Let Down by Our Language

Do you ever pause to consider how much language might influence our behaviour?

I frequently quote the passage in Jack Welch’s biography “Jack” where he tells of an employee who told him, “For 25 years you’ve paid for my hands when you could have had my brain as well – for nothing.” I use it to support the argument that we get too hung up on job descriptions and fail to look at the total individual, their true potential and the contribution they could make to the organisation in the longer term.

This approach is cemented in our language and terminology by the tendency to generically refer to people as the “hired hands” or the “hired help.”

To date I have always focussed on the ‘hands’ bit, questioning how we can really expect to engage people if we, even totally subconsciously, consider them to be no more than hands. I was thinking about this yesterday when it struck me that the word ‘hired’ is perhaps even more pernicious.

The word ‘hire’ implies something temporary and therefore transient. This is hardly surprising for Webster’s Dictionary defines the word in part as, “To procure for another person for temporary use… to bribe.”  It therefore seems quite logical – even natural – that there is little or no loyalty, for the employment contract almost builds in barriers to employee engagement. Managers seem to expect that people will go elsewhere as soon as someone else “bribes” them to move, while they in turn offer little to the person to encourage them to do otherwise. This is clearly evident in the current economic climate where businesses are shedding employees like a wet dog shaking off water. 

The greatest irony, however, is that this is happening when the “war for talent” is supposed to be one of the modern manager’s greatest concerns. Clearly there is a great need to rethink the way people – the greatest asset – are viewed in the commercial world.
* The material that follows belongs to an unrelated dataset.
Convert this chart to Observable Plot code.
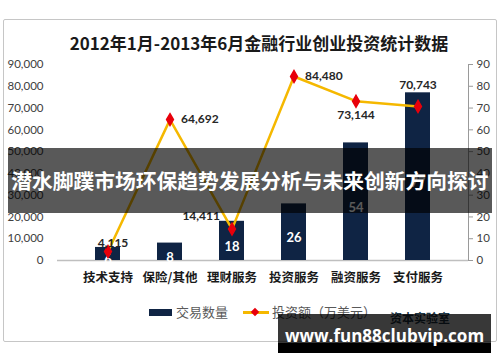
<!DOCTYPE html>
<html><head><meta charset="utf-8">
<script src="https://cdn.jsdelivr.net/npm/d3@7"></script>
<script src="https://cdn.jsdelivr.net/npm/@observablehq/plot@0.6"></script>
<style>
body{margin:0;background:#fff;}
#wrap{position:relative;width:500px;height:362px;overflow:hidden;font-family:"Noto Sans CJK SC",sans-serif;}
#frame{position:absolute;left:3px;top:19px;width:492px;height:321px;border:1px solid #c6c6c6;border-radius:2px;}
#title{position:absolute;left:0;width:518px;top:31px;text-align:center;font-weight:bold;font-size:17px;color:#1a1a1a;line-height:24px;}
#chart{position:absolute;left:0;top:0;}
#legend{position:absolute;top:303px;left:149px;display:flex;align-items:center;font-size:13px;color:#595959;line-height:18px;}
.sw{display:inline-block;width:23px;height:7px;background:#0f2444;margin-right:4px;}
.ln{position:relative;display:inline-block;width:26px;height:3px;background:#f5b800;margin-left:15px;margin-right:3px;}
.ln i{position:absolute;left:9px;top:-2px;width:6px;height:6px;background:#e8000b;transform:rotate(45deg);}
#logo{position:absolute;left:390px;top:309px;font-size:12px;font-weight:bold;color:#1f3a4a;}
#banner{position:absolute;left:8px;top:148px;width:484px;height:65px;background:rgba(0,0,0,0.65);color:#fff;font-weight:bold;line-height:65px;text-align:center;white-space:nowrap;overflow:hidden;}
#btxt{display:inline-block;font-size:21px;}
#wm{position:absolute;left:278px;top:314px;width:213px;height:29px;background:rgba(0,0,0,0.78);}
#wm2{position:absolute;left:278px;top:343px;width:213px;height:10px;background:#000;}
#wmt{position:absolute;left:278px;top:323px;width:213px;text-align:center;color:#fff;font-family:"Open Sans",sans-serif;font-weight:bold;font-size:17px;line-height:26px;}
</style></head>
<body>
<div id="wrap">
  <div id="frame"></div>
  <div id="chart"></div>
  <div id="title">2012年1月-2013年6月金融行业创业投资统计数据</div>
  <div id="legend"><span class="sw"></span><span>交易数量</span><span class="ln"><i></i></span><span>投资额（万美元）</span></div>
  <div id="logo">资本实验室</div>
  <div id="banner"><span id="btxt">潜水脚蹼市场环保趋势发展分析与未来创新方向探讨</span></div>
  <div id="wm"></div><div id="wm2"></div>
  <div id="wmt">www.fun88clubvip.com</div>
</div>
<script>
const categories = ["技术支持","保险/其他","理财服务","投资服务","融资服务","支付服务"];
const dealCounts = [6, 8, 18, 26, 54, 77];
const investAmounts = [4115, 64692, 14411, 84480, 73144, 70743];
const leftTicks = [0,10000,20000,30000,40000,50000,60000,70000,80000,90000];
const rightTicks = [0,10,20,30,40,50,60,70,80,90];

const data = categories.map((c,i)=>({cat:c, count:dealCounts[i], amount:investAmounts[i], i}));
const fmt = d3.format(",");
const numFont = "Lato, 'Noto Sans CJK SC', sans-serif";

const chart = Plot.plot({
  width:500, height:362,
  marginTop:64, marginBottom:102, marginLeft:57, marginRight:32,
  style:{background:"transparent", fontFamily:numFont},
  x:{domain:categories, padding:0.6},
  y:{domain:[0,90000]},
  marks:[
    Plot.axisY({anchor:"left", ticks:leftTicks, tickSize:0, tickPadding:14, tickFormat:fmt, fontSize:11.5, fill:"#404040", label:null}),
    Plot.axisY({anchor:"right", ticks:rightTicks.map(v=>v*1000), tickSize:4, tickPadding:4, tickFormat:(d)=>String(d/1000), fontSize:11.5, fill:"#404040", stroke:"#9a9a9a", label:null}),
    Plot.frame({anchor:"right", stroke:"#9a9a9a"}),
    Plot.axisX({tickSize:0, tickPadding:13, fontSize:12.5, fontWeight:"bold", fill:"#1a1a1a", fontFamily:"'Noto Sans CJK SC', sans-serif", label:null}),
    Plot.ruleY([0], {stroke:"#bfbfbf", strokeWidth:1.5}),
    Plot.barY(data, {x:"cat", y:d=>d.count*1000, fill:"#0f2444"}),
    Plot.text(data, {x:"cat", y:d=>d.count*500, text:d=>String(d.count), dy:6, fill:"#fff", fontWeight:"bold", fontSize:13}),
    Plot.line(data, {x:"cat", y:"amount", stroke:"#f5b800", strokeWidth:2.5}),
    Plot.dot(data, {x:"cat", y:"amount", symbol:"diamond", r:3.6, fill:"#e8000b", stroke:"#e8000b"}),
    Plot.text(data, {filter:d=>d.i===1||d.i===3, x:"cat", y:"amount", text:d=>fmt(d.amount), dx:11, textAnchor:"start", fontSize:12, fontWeight:"bold", fill:"#262626"}),
    Plot.text(data, {filter:d=>d.i===0, x:"cat", y:"amount", text:d=>fmt(d.amount), dx:5, dy:-8, fontSize:12, fontWeight:"bold", fill:"#262626"}),
    Plot.text(data, {filter:d=>d.i===2, x:"cat", y:"amount", text:d=>fmt(d.amount), dx:-12, dy:-13, textAnchor:"end", fontSize:12, fontWeight:"bold", fill:"#262626"}),
    Plot.text(data, {filter:d=>d.i===4, x:"cat", y:"amount", text:d=>fmt(d.amount), dy:14, fontSize:12, fontWeight:"bold", fill:"#262626"}),
    Plot.text(data, {filter:d=>d.i===5, x:"cat", y:"amount", text:d=>fmt(d.amount), dy:-21, fontSize:12, fontWeight:"bold", fill:"#262626"})
  ]
});
document.getElementById("chart").appendChild(chart);

// fit banner text to the band width
const bt = document.getElementById("btxt");
let fs = 21;
while (bt.getBoundingClientRect().width > 480 && fs > 12) { fs -= 0.25; bt.style.fontSize = fs + "px"; }
</script>
</body></html>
It seems to me to be impossible to expect to compete effectively, to offer superior customer service or to overcome the destructive disengagement pervading the workforce, unless we rethink the way we view people and the relationship between people and organisations. And perhaps we should to start by looking closely at our everyday language and what it reveals. For starters we need to stop talking about “hiring” and “firing” people, human “resources”, and other pejorative words like “hands”. I am sure you have your own list.